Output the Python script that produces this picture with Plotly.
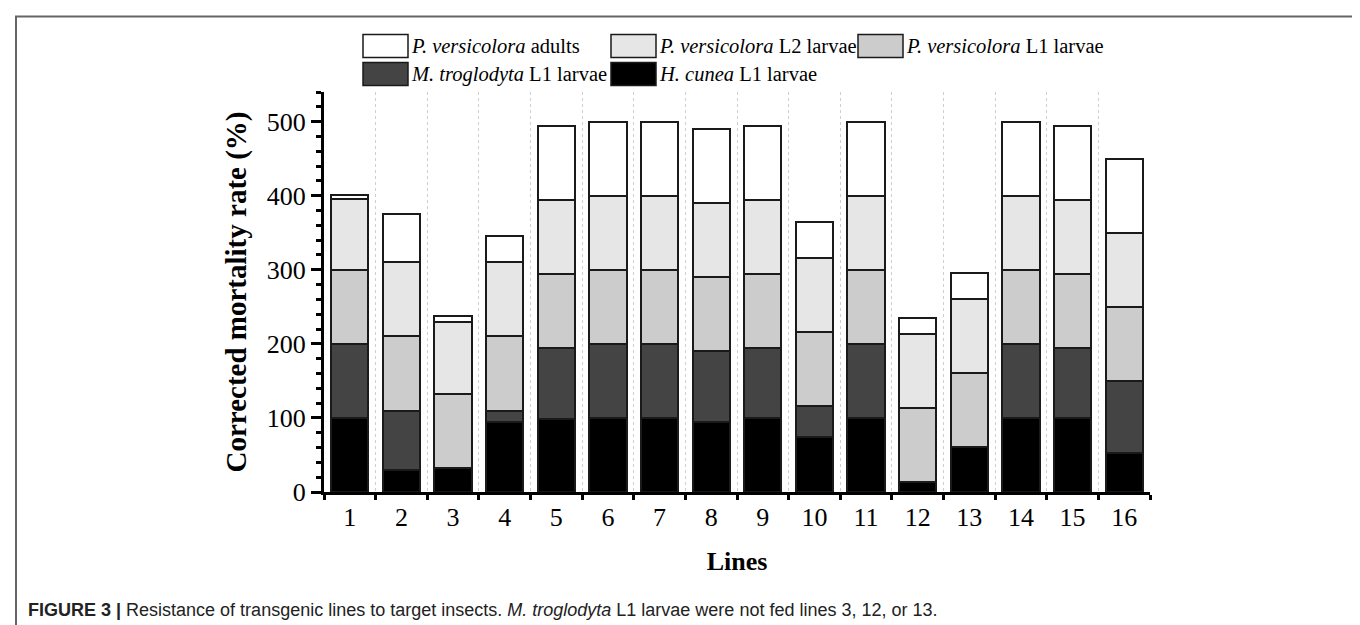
import plotly.graph_objects as go

# ---- data ----
lines = list(range(1, 17))
tick_labels = [str(i) for i in lines]
h_cunea_L1 = [100, 30, 32, 95, 98, 100, 100, 95, 100, 74, 100, 13, 61, 100, 100, 52]
m_troglodyta_L1 = [100, 80, 0, 15, 96, 100, 100, 95, 94, 42, 100, 0, 0, 100, 94, 98]
p_versicolora_L1 = [100, 100, 100, 100, 100, 100, 100, 100, 100, 100, 100, 100, 100, 100, 100, 100]
p_versicolora_L2 = [96, 100, 97, 100, 100, 100, 100, 100, 100, 100, 100, 100, 100, 100, 100, 100]
p_versicolora_adults = [5, 65, 9, 35, 100, 100, 100, 100, 100, 48, 100, 22, 35, 100, 100, 100]

series = [
    ("<i>H. cunea</i> L1 larvae", h_cunea_L1, "#000000"),
    ("<i>M. troglodyta</i> L1 larvae", m_troglodyta_L1, "#444444"),
    ("<i>P. versicolora</i> L1 larvae", p_versicolora_L1, "#cccccc"),
    ("<i>P. versicolora</i> L2 larvae", p_versicolora_L2, "#e6e6e6"),
    ("<i>P. versicolora</i> adults", p_versicolora_adults, "#ffffff"),
]

W, H = 1360, 625
ML, MR, MT, MB = 316, 218, 84, 141
PW, PH = W - ML - MR, H - MT - MB

def px(x):
    return (x - ML) / PW

def py(y):
    return (H - MB - y) / PH

SERIF = "Liberation Serif"

fig = go.Figure()
for name, vals, col in series:
    fig.add_trace(go.Bar(
        x=lines, y=vals, name=name, width=0.72,
        marker=dict(color=col, line=dict(color="#1a1a1a", width=2)),
        showlegend=False,
    ))

# manual legend (large swatches as in the reference)
legend_items = [
    ("<i>P. versicolora</i> adults", "#ffffff", 355, 38),
    ("<i>P. versicolora</i> L2 larvae", "#e6e6e6", 603, 38),
    ("<i>P. versicolora</i> L1 larvae", "#cccccc", 850, 38),
    ("<i>M. troglodyta</i> L1 larvae", "#444444", 355, 66),
    ("<i>H. cunea</i> L1 larvae", "#000000", 603, 66),
]
shapes = []
annotations = []
for text, col, x0, yc in legend_items:
    shapes.append(dict(type="rect", xref="paper", yref="paper",
                       x0=px(x0), x1=px(x0 + 45), y0=py(yc + 11.5), y1=py(yc - 11.5),
                       fillcolor=col, line=dict(color="#1a1a1a", width=1.5)))
    annotations.append(dict(text=text, xref="paper", yref="paper", x=px(x0 + 46), y=py(yc),
                            xanchor="left", yanchor="middle", showarrow=False,
                            font=dict(family=SERIF, size=20.5, color="#000")))

# outer frame
shapes.append(dict(type="rect", xref="paper", yref="paper",
                   x0=px(8), x1=px(1356), y0=py(660), y1=py(8.5),
                   line=dict(color="#666666", width=2), fillcolor="rgba(0,0,0,0)", layer="below"))

# caption
annotations.append(dict(
    text="<b>FIGURE 3 |</b> Resistance of transgenic lines to target insects. <i>M. troglodyta</i> L1 larvae were not fed lines 3, 12, or 13.",
    xref="paper", yref="paper", x=px(18), y=py(602), xanchor="left", yanchor="middle",
    showarrow=False, font=dict(family="Liberation Sans", size=18, color="#222")))

fig.update_layout(
    barmode="stack",
    width=W, height=H,
    margin=dict(l=ML, r=MR, t=MT, b=MB, autoexpand=False),
    paper_bgcolor="white", plot_bgcolor="white",
    font=dict(family=SERIF, color="#000"),
    shapes=shapes, annotations=annotations,
    showlegend=False,
)

boundaries = [i + 0.5 for i in range(0, 17)]
fig.update_xaxes(
    range=[0.5, 16.5],
    tickmode="array", tickvals=lines, ticktext=tick_labels,
    ticks="", ticklabelstandoff=0,
    tickfont=dict(family=SERIF, size=26, color="#000"),
    showline=True, linecolor="#000", linewidth=3,
    showgrid=False, zeroline=False,
    minor=dict(tickmode="array", tickvals=boundaries, ticks="outside", ticklen=5,
               tickwidth=2.5, tickcolor="#000", showgrid=True, gridcolor="#cfcfcf",
               griddash="dot", gridwidth=1),
    title=dict(text="<b>Lines</b>", font=dict(family=SERIF, size=26, color="#000"), standoff=21),
)
fig.update_yaxes(
    range=[0, 540],
    tickmode="array", tickvals=[0, 100, 200, 300, 400, 500],
    ticks="outside", ticklen=10, tickwidth=2.5, tickcolor="#000",
    tickfont=dict(family=SERIF, size=26, color="#000"),
    showline=True, linecolor="#000", linewidth=3,
    showgrid=False, zeroline=False,
    minor=dict(dtick=20, tick0=0, ticks="outside", ticklen=5, tickwidth=2.5, tickcolor="#000",
               showgrid=False),
    title=dict(text="<b>Corrected mortality rate (%)</b>",
               font=dict(family=SERIF, size=29, color="#000"), standoff=12),
)

fig.write_html("out.html")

(REQUIREMENT) Go from the first line of the listing to the line holding "import plotly.graph_objects as go" and, please, transcribe those lines exactly, both included, with no pictures.

(RESULT OF THE EXERCISE)
Output the Python script that produces this picture with Plotly.
import plotly.graph_objects as go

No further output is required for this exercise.